The Watergate office buildings in D.C. which, after burglars were caught raiding the Democratic National Committee headquarters, was the focus of the Watergate scandal eventually leading to President Nixon’s impeachment. 

Matt Tibesar

The Watergate Scandal, one of the biggest political scandals in modern American history, centered as the topic of discussion for a panel Monday in the Memorial Union’s Great Hall.

The panel featured Nick Kotz, a Pulitzer Prize-winning reporter; Edward Mezvinsky, who represented Iowa’s first congressional district from 1973 to 1977; and Jonathan Yarowsky, a General Counsel to the House Judiciary Committee during the Watergate hearings. Kathie Obradovich, an opinion editor for the Des Moines Register, moderated the panel.

Partisanship proved to be a major topic of discussion for the panel as all of the panelists noted there was a bipartisan effort to find the truth behind the scandal. They all said this level of bipartisanship does not exist in today’s politics.

“The moderates are gone,” Yarowsky said. “They’re a rare species and there were moderates on both sides of the aisle…people were able to work with each other.”

Yarowsky said the impeachment process is a “fundamental safeguard of our government” and therefore must be kept free from partisan agendas.

Kotz talked at length about the lessons of Watergate and the state of today’s mainstream media. He said the media has not learned much from the scandal and the news media today needs to return to reporting the facts and stop politically editorializing.

“The news media — the press — is really challenged today to try to get back to reporting stories and to stop the political editorializing,” Kotz said. “If you want to see how they present the news, flip from MSNBC to CNN to Fox, and all you have to do is look and listen to the three of them for about 10 minutes, because they are not presenting the news.”  

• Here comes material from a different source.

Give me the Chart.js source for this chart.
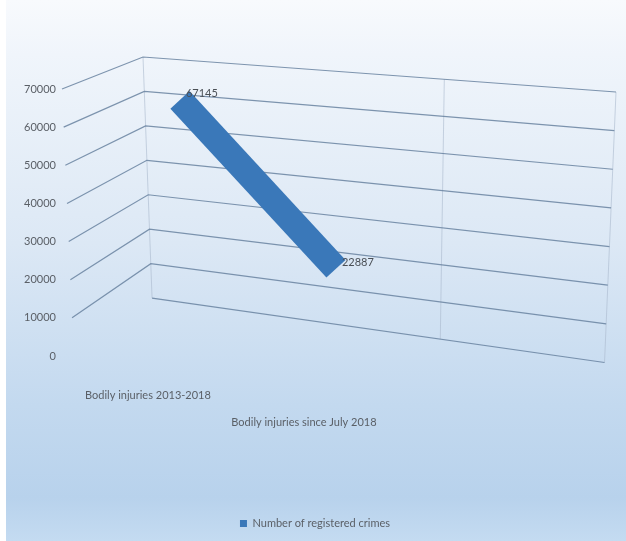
<!DOCTYPE html>
<html>
<head>
<meta charset="utf-8">
<script src="https://cdn.jsdelivr.net/npm/chart.js@4"></script>
<style>
  html, body { margin: 0; padding: 0; background: #fff; }
  #wrap { width: 626px; height: 541px; position: relative; }
</style>
</head>
<body>
<div id="wrap"><canvas id="crimes"></canvas></div>
<script>
// data
const categories = ['Bodily injuries 2013-2018', 'Bodily injuries since July 2018'];
const crimeCounts = [67145, 22887];
const seriesName = 'Number of registered crimes';
const yTickValues = [0, 10000, 20000, 30000, 40000, 50000, 60000, 70000];

const textColor = '#5a5f66';
const ribbonColor = '#3a78b9';

// background gradient, white strip on the left
const backdrop = {
    id: 'backdrop',
    beforeDraw(chart) {
        const { ctx, width, height } = chart;
        ctx.save();
        ctx.fillStyle = '#ffffff';
        ctx.fillRect(0, 0, width, height);
        const g = ctx.createLinearGradient(0, 0, 0, height);
        g.addColorStop(0, '#f8fafd');
        g.addColorStop(0.1, '#f0f5fb');
        g.addColorStop(0.45, '#dce8f5');
        g.addColorStop(0.75, '#c3d9ef');
        g.addColorStop(0.92, '#b8d2ec');
        g.addColorStop(1, '#c4dbf1');
        ctx.fillStyle = g;
        ctx.fillRect(6, 0, width - 6, height);
        ctx.restore();
    }
};

// fake 3d walls: side wall + back wall gridlines
const walls = {
    id: 'walls',
    beforeDatasetsDraw(chart) {
        const { ctx, chartArea: a, scales: { y } } = chart;
        const h = a.bottom - a.top;
        const corner = (d) => [a.left + 81 + d * 0.034, a.top - 32 + d * 0.903];
        const edge = (d) => [a.right - d * 0.043, a.top + 3 + d * 1.013];
        ctx.save();

        // faint verticals on back wall
        ctx.strokeStyle = 'rgba(170,185,205,0.6)';
        ctx.lineWidth = 1;
        const c0 = corner(0), c1 = corner(h), e0 = edge(0), e1 = edge(h);
        [0, 0.637, 1].forEach(f => {
            ctx.beginPath();
            ctx.moveTo(c0[0] + (e0[0] - c0[0]) * f, c0[1] + (e0[1] - c0[1]) * f);
            ctx.lineTo(c1[0] + (e1[0] - c1[0]) * f, c1[1] + (e1[1] - c1[1]) * f);
            ctx.stroke();
        });

        ctx.strokeStyle = 'rgba(105,130,160,0.85)';
        ctx.lineWidth = 1.2;
        y.ticks.forEach(t => {
            const py = y.getPixelForValue(t.value);
            const d = py - a.top;
            const b = corner(d), r = edge(d);
            ctx.beginPath();
            if (t.value > 0) {
                ctx.moveTo(a.left + d * 0.044, py);
                ctx.lineTo(b[0], b[1]);
            } else {
                ctx.moveTo(b[0], b[1]);
            }
            ctx.lineTo(r[0], r[1]);
            ctx.stroke();
        });
        ctx.restore();
    }
};

// value labels next to the points
const valueLabels = {
    id: 'valueLabels',
    afterDatasetsDraw(chart) {
        const { ctx } = chart;
        const meta = chart.getDatasetMeta(0);
        ctx.save();
        ctx.font = '11px Lato, "Open Sans", sans-serif';
        ctx.fillStyle = '#4a4f55';
        ctx.textAlign = 'left';
        ctx.textBaseline = 'middle';
        meta.data.forEach((pt, i) => {
            ctx.fillText(String(crimeCounts[i]), pt.x + 6, pt.y - 6);
        });
        ctx.restore();
    }
};

new Chart(document.getElementById('crimes').getContext('2d'), {
    type: 'line',
    data: {
        datasets: [{
            label: seriesName,
            data: crimeCounts.map((v, i) => ({ x: i, y: v })),
            borderColor: ribbonColor,
            backgroundColor: ribbonColor,
            borderWidth: 26,
            borderCapStyle: 'butt',
            pointRadius: 0,
            pointHoverRadius: 0
        }]
    },
    options: {
        responsive: true,
        maintainAspectRatio: false,
        animation: false,
        layout: { padding: { top: 89, right: 10, bottom: 2, left: 14 } },
        plugins: {
            tooltip: { enabled: false },
            legend: {
                position: 'bottom',
                labels: {
                    boxWidth: 7,
                    boxHeight: 7,
                    padding: 10,
                    color: textColor,
                    font: { family: 'Lato, "Open Sans", sans-serif', size: 11 },
                    generateLabels: (chart) =>
                        Chart.defaults.plugins.legend.labels.generateLabels(chart)
                            .map(l => ({ ...l, lineWidth: 0 }))
                }
            }
        },
        scales: {
            x: {
                type: 'linear',
                min: -0.756,
                max: 2.795,
                grid: { display: false, drawTicks: false },
                border: { display: false },
                afterBuildTicks: (scale) => { scale.ticks = categories.map((c, i) => ({ value: i })); },
                afterFit: (scale) => { scale.height = 152; },
                ticks: {
                    autoSkip: false,
                    maxRotation: 0,
                    minRotation: 0,
                    padding: 33,
                    labelOffset: -32,
                    color: textColor,
                    font: { family: 'Lato, "Open Sans", sans-serif', size: 11 },
                    callback: (v) => Array(v * 2).fill('').concat(categories[v])
                }
            },
            y: {
                min: 0,
                max: 70000,
                grid: { display: false, drawTicks: false },
                border: { display: false },
                afterBuildTicks: (scale) => { scale.ticks = yTickValues.map(v => ({ value: v })); },
                afterFit: (scale) => { scale.width = 48; },
                ticks: {
                    padding: 6,
                    color: textColor,
                    font: { family: 'Lato, "Open Sans", sans-serif', size: 11 },
                    callback: (v) => String(v)
                }
            }
        }
    },
    plugins: [backdrop, walls, valueLabels]
});
</script>
</body>
</html>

Mezvinsky and Yarowsky answered a question about what would have happened had Gerald Ford not pardoned Nixon once Ford took office. The question sparked a discussion about whether or not a president can be indicted.

Mezvinsky explained how the grand jury during the Watergate hearings treated Nixon as a “unindicted co-conspirator”.

He noted the issue of presidential indictments has become relevant again in U.S. politics and speculated if Nixon would have been indicted, the process would have gone on for a while and the country would have been terribly divided.

Yarowsky said in order for an indictment to stick, there must be an underlying crime. He explained impeachment, however, does not require criminal activity. Even a breach of public trust could be enough for impeachment, but in regards to the current president and the current political climate in general, he said it is unlikely a president would be impeached if there is not an underlying crime.

The panel also discussed the divided nature of the country, with Mezvinsky saying how the fundamental institutions of the United States — the Supreme Court, Congress and the Presidency — have lost much of the public’s faith since the time of Watergate.

“When we voted for [impeachment], we cried,” Mezvinsky said. “Why did we cry? Because I was raised in Ames. We respected the Presidency, and we had hope for our institutions of government. And so I hope tonight we can have a discussion and a learning lesson from the past, and bring forth some hope for the future.”